Es hora de que empecemos a hablar de las falsas “buenas” del cine. Sus empalagosos personajes sonríen con dulzura o resignación, pero siempre guardan un as en la manga. Acaban casándose con el millonario de turno y en su victoria suelen ser implacables.
Los cinéfilos nos referimos a menudo a “las malas” de películas famosas. Malas tóxicas, conforme, pero tan exageradas que sin ellas la función decaería bastante. Pienso, por citar ejemplos señeros, en la Gene Tierney de Que el cielo la juzgue (John M. Stahl, 1945), la Ann Blyth de Alma en suplicio (Michael Curtiz, 1945), la Anne Baxter de Eva al desnudo (Josep L. Mankiewicz, 1950) o la histérica Mercedes McCambridge de Johnny Guitar (Nicholas Ray, 1954).

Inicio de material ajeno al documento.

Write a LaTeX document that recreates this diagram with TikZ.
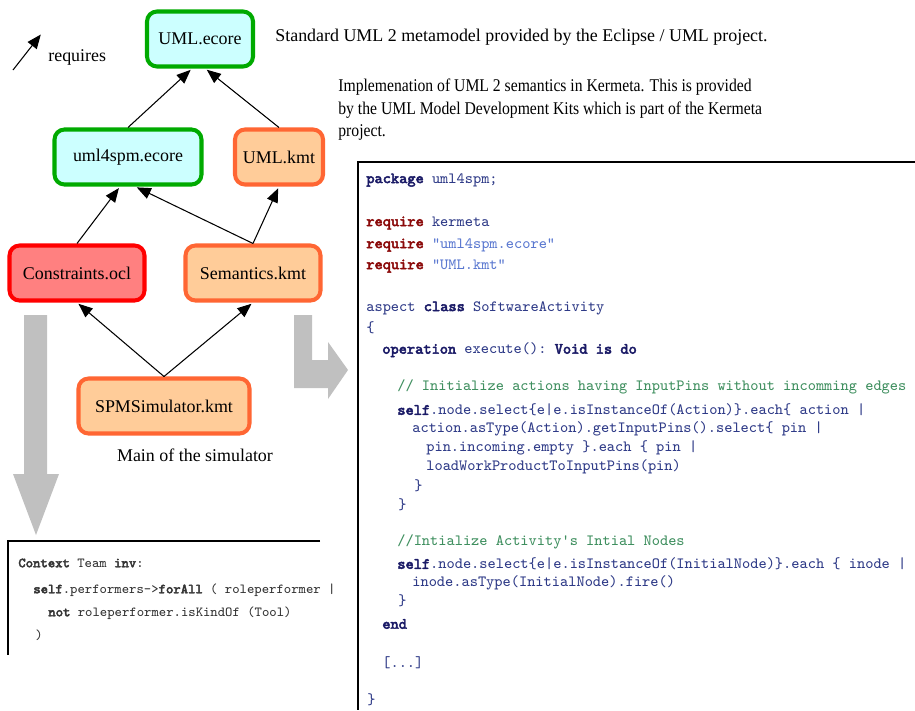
\documentclass[tikz,border=0pt]{standalone}
\usepackage{fontspec}
\setmainfont{Liberation Serif}
\setmonofont{Latin Modern Mono}[AutoFakeBold=3]
\newfontfamily\narrowserif{Liberation Serif}[FakeStretch=0.875]
\usetikzlibrary{arrows.meta}

\definecolor{ecorefill}{HTML}{CCFFFF}
\definecolor{ecoreline}{HTML}{00AA00}
\definecolor{kmtfill}{HTML}{FFCC99}
\definecolor{kmtline}{HTML}{FF6633}
\definecolor{oclfill}{HTML}{FF8080}
\definecolor{oclline}{HTML}{FF0000}
\definecolor{biggray}{HTML}{C0C0C0}
\definecolor{codefg}{HTML}{2E3A87}
\definecolor{codekw}{HTML}{1A1A66}
\definecolor{codereq}{HTML}{8B0A0A}
\definecolor{codestr}{HTML}{5A78D0}
\definecolor{codecmt}{HTML}{3F8F5F}

\newcommand{\kw}[1]{\textbf{\color{codekw}#1}}
\newcommand{\reqkw}[1]{\textbf{\color{codereq}#1}}
\newcommand{\strlit}[1]{{\color{codestr}#1}}
\newcommand{\cmt}[1]{{\color{codecmt}#1}}

\begin{document}
\begin{tikzpicture}[x=0.02cm, y=-0.02cm,
  file/.style={rounded corners=0.2cm, line width=2.3pt, minimum height=1.1cm,
               font=\fontsize{10.2}{12.5}\selectfont},
  ecore/.style={file, draw=ecoreline, fill=ecorefill},
  kmt/.style={file, draw=kmtline, fill=kmtfill},
  ocl/.style={file, draw=oclline, fill=oclfill},
  req/.style={-{Triangle[length=8pt,width=6.5pt]}, line width=0.6pt, shorten >=1.1pt},
  desc/.style={font=\fontsize{10.2}{12.6}\selectfont, inner sep=0pt},
  codeline/.style={anchor=west, inner sep=0pt, text=codefg,
                   font=\ttfamily\fontsize{8.9}{10}\selectfont},
  ocltext/.style={anchor=west, inner sep=0pt, text=black!80,
                  font=\ttfamily\fontsize{7.9}{9}\selectfont}]
\useasboundingbox (0,0) rectangle (915,710);

\node[ecore, minimum width=2.12cm] (umlecore) at (200,39) {UML.ecore};
\node[ecore, minimum width=2.94cm] (uml4spm) at (128,157) {uml4spm.ecore};
\node[kmt, minimum width=1.76cm] (umlkmt) at (279,157) {UML.kmt};
\node[ocl, minimum width=2.7cm] (constraints) at (77,273) {Constraints.ocl};
\node[kmt, minimum width=2.7cm] (semantics) at (253,273) {Semantics.kmt};
\node[kmt, minimum width=3.42cm] (simulator) at (164,406) {SPMSimulator.kmt};
\node[desc] (simnote) at (195,455) {Main of the simulator};

\draw[req] (uml4spm.north) -- ([xshift=-4.5pt]umlecore.south);
\draw[req] (umlkmt.north) -- ([xshift=3pt]umlecore.south);
\draw[req] (constraints.north) -- ([xshift=-4.5pt]uml4spm.south);
\draw[req] (semantics.north) -- ([xshift=4pt]uml4spm.south);
\draw[req] (semantics.north) -- (umlkmt.south);
\draw[req] (simulator.north) -- (constraints.south);
\draw[req] (simulator.north) -- (semantics.south);

% legend
\coordinate (legfoot) at (13,70);
\coordinate (leghead) at (42,33);
\draw[req] (legfoot) -- (leghead);
\node[desc, anchor=west] (reqlabel) at (48,57) {requires};

\node[desc, anchor=west] (stdnote) at (275,37)
  {Standard UML 2 metamodel provided by the Eclipse / UML project.};
\node[desc, anchor=north west, align=left,
      font=\narrowserif\fontsize{10.2}{12.6}\selectfont] (kmtnote) at (338,79)
  {Implemenation of UML 2 semantics in Kermeta. This is provided\\
   by the UML Model Development Kits which is part of the Kermeta\\
   project.};

\fill[biggray] (24,315) -- (47,315) -- (47,474) -- (59,474) -- (36,535) --
               (13,474) -- (24,474) -- cycle;
\fill[biggray] (294,315) -- (312,315) -- (312,360) -- (328,360) -- (328,342) --
               (348,370) -- (328,399) -- (328,388) -- (294,388) -- cycle;

\draw[line width=0.6pt] (915,162) -- (358,162) -- (358,710);
\node[codeline] (c1) at (366,180) {\kw{package} uml4spm;};
\node[codeline] (c2) at (366,223) {\reqkw{require} kermeta};
\node[codeline] (c3) at (366,245) {\reqkw{require} \strlit{"uml4spm.ecore"}};
\node[codeline] (c4) at (366,266) {\reqkw{require} \strlit{"UML.kmt"}};
\node[codeline] (c5) at (366,308) {aspect \kw{class} SoftwareActivity};
\node[codeline] (c6) at (366,328) {\{};
\node[codeline] (c7) at (382,350) {\kw{operation} execute(): \kw{Void is do}};
\node[codeline] (c8) at (397,387) {\cmt{// Initialize actions having InputPins without incomming edges}};
\node[codeline] (c9) at (397,410) {\kw{self}.node.select\{e|e.isInstanceOf(Action)\}.each\{ action |};
\node[codeline] (c10) at (412,429) {action.asType(Action).getInputPins().select\{ pin |};
\node[codeline] (c11) at (426,448) {pin.incoming.empty \}.each \{ pin |};
\node[codeline] (c12) at (426,467) {loadWorkProductToInputPins(pin)};
\node[codeline] (c13) at (414,486) {\}};
\node[codeline] (c14) at (398,505) {\}};
\node[codeline] (c15) at (397,542) {\cmt{//Intialize Activity's Intial Nodes}};
\node[codeline] (c16) at (397,564) {\kw{self}.node.select\{e|e.isInstanceOf(InitialNode)\}.each \{ inode |};
\node[codeline] (c17) at (412,583) {inode.asType(InitialNode).fire()};
\node[codeline] (c18) at (398,601) {\}};
\node[codeline] (c19) at (382,624) {\kw{end}};
\node[codeline] (c20) at (382,663) {[...]};
\node[codeline] (c21) at (367,700) {\}};

\draw[line width=0.6pt] (320,541) -- (8,541) -- (8,655);
\node[ocltext] (o1) at (18,563) {\textbf{Context} Team \textbf{inv}:};
\node[ocltext] (o2) at (33,590) {\textbf{self}.performers->\textbf{forAll} ( roleperformer |};
\node[ocltext] (o3) at (48,613) {\textbf{not} roleperformer.isKindOf (Tool)};
\node[ocltext] (o4) at (35,635) {)};
\end{tikzpicture}
\end{document}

Las películas, empero, pueden leerse de maneras distintas y una de ellas consiste en darle la vuelta a las evidencias. La inversión de cualquier manoseada propuesta suele dar juego (ocurre también con los refranes más conservadores: “Más vale pájaro volando que ciento en la mano”. Desacreditemos de una vez a las buenas cinematográficas bien preparadas para escalar. Ponen cara de santitas pero acaban llevándose el millonario al bolso. Maestras del disimulo más empalagoso, calculan todo al dedillo para vencer a las malas demasiado evidentes. Citaré tres “buenas” muy malas.
#1 Rebeca (1940).
En la gran película de Hitchcock, Joan Fontaine parece una gacelita perdida en el ominoso castillo de Manderley controlado férreamente por la señora Danvers (Judith Anderson), fiel a la memoria de la fallecida primera esposa del aburrido Maxim de Winter (Laurence Olivier). La Fontaine parece ingenua y atribulada. Ya. La falsa inocencia es una coraza formidable. Joan consigue enviar al infierno a miss Danvers y quedarse para siempre con el amor del ricachón Maxim. Triunfo absoluto de “la bondad”.
#2 La violetera (1958).
Sara Montiel era muy guapa y cantaba con sensualidad. Pero como actriz no siempre convencía. Luis César Amadori tuvo que esforzarse para extraer del bello rostro de Sara el gesto de “morder el polvo” por las humillaciones sociales que le inflige cada dos por tres la condesa de Blasy (Ana Mariscal, una “mala” muy buena y divertida). ¿Cómo acaba la película? Pues con la ex violetera Soledad agarradita a Fernando (Raf Vallone) aristócrata acaudalado que lleva viviendo toda la vida del cuento (en ningún momento le vemos hacer nada de provecho).
#3 Sonrisas y lágrimas (1966).
Las monjas del convento no soportan a la cantarina y “buenísima” novicia María (Julie Andrews). Las comprendo. La madre superiora, inteligentemente, envía a María para que se gane la vida como institutriz en la lujosa mansión del viudo capitán Von Trapp (Christopher Plummer). Es recibida de uñas por el antipático militar y sus siete hijos. Pero nadie puede con una mojigata con ganas de hacer un buen casamiento. Su rival, la baronesa Schraeder (Eleanor Parker), también aspira a casarse con el viudo. Un combate desigual: la ex novicia gana la partida con sus trinos y sus “candorosas” sonrisas. Se lo comenté al director, el cordial Robert Wise, en Sitges (1987), del que este año se cumple el centenario. Wise me respondió: “La novicia María es algo trepa, sí, pero de haber resaltado ese aspecto, la película habría recaudado la cuarta parte de lo que recaudó”.